A surprisingly competent investigation ensues, and the group are allowed to put their classmate Todd on trial, having determined him to be the murderer. First to examine Todd is his uncle (and lawyer, I guess), Colonel Archwood, who defends his nephew's character and paints him as a selfless paragon of virtue by having Todd recount stories of his heroic military service. Next up, Annie struts across the courtroom (or, classroom) and enters full-on prosecutor mode. She uses Todd’s selflessness to pressure him into confessing, calling on his sense of honor and justice and begging him, in a stunning, eyelash-fluttering performance, to "diffuse the I.E.D. of dishonesty." He cracks and admits, through tears, that it was an accident. Annie, unsympathetic, does a victory dance.

Following along, Jeff realizes that this smart, well-meaning kid has been poisoned by the amoral environment he's exposed her to. Jeff has exploited loopholes and engaged in questionable detective work all episode, drawing on his destructive career as a lawyer, and Annie has taken his Machiavellian behavior to mean that they can do anything to get what they want. She wants an A, and she'll make a man cry and confess to a crime he didn't commit to get it.

Crime 2
Sony Pictures Television

Seeing his old behaviors mirrored in Annie, Jeff decides to stand up and save Todd from prosecution (or, detention); it's a far cry from his once-corrupt days as an amoral lawyer. It's this moment that shows how far our characters have come in three seasons, how much they've grown and influenced each other, and how much they depend on each other to stay on the right path. Genre and playful deconstruction of TV tropes allowed the characters to move toward growth and development.

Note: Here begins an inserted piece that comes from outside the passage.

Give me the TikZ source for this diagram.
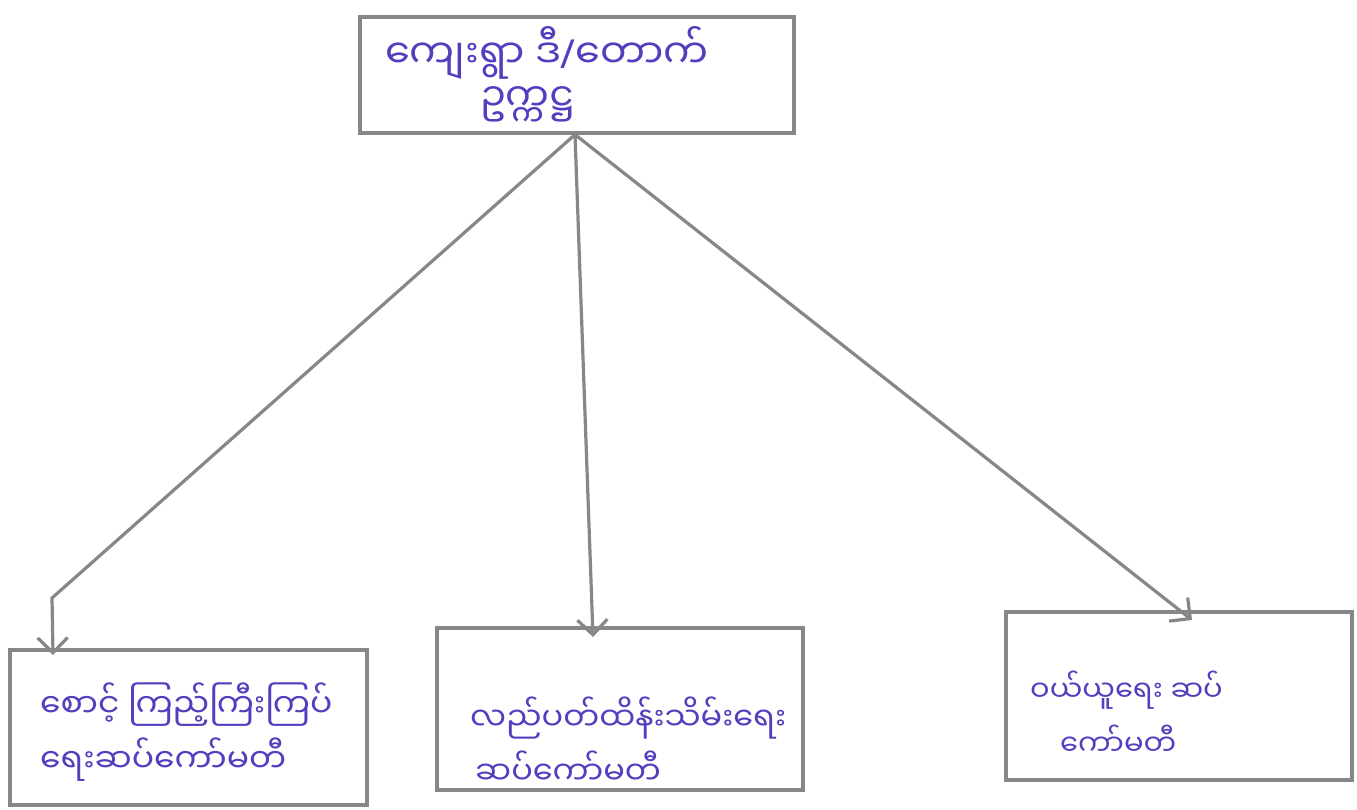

Community was born out of Dan Harmon’s experience at community college, where he reluctantly joined a study group and ended up having a personal epiphany. He realized that, beyond all logic and reason, it simply feels good to work together and help someone out. When it comes to the questions of ethics and morality, it's Jeff who finally expresses this epiphany of Dan’s, “because the truth is, I'm lying when I say there is no truth. The truth is [...] the pathetically, stupidly, inconveniently obvious truth is, helping only ourselves is bad and helping each other is good.” Try getting a lesson that wholesome from an episode of Law & Order.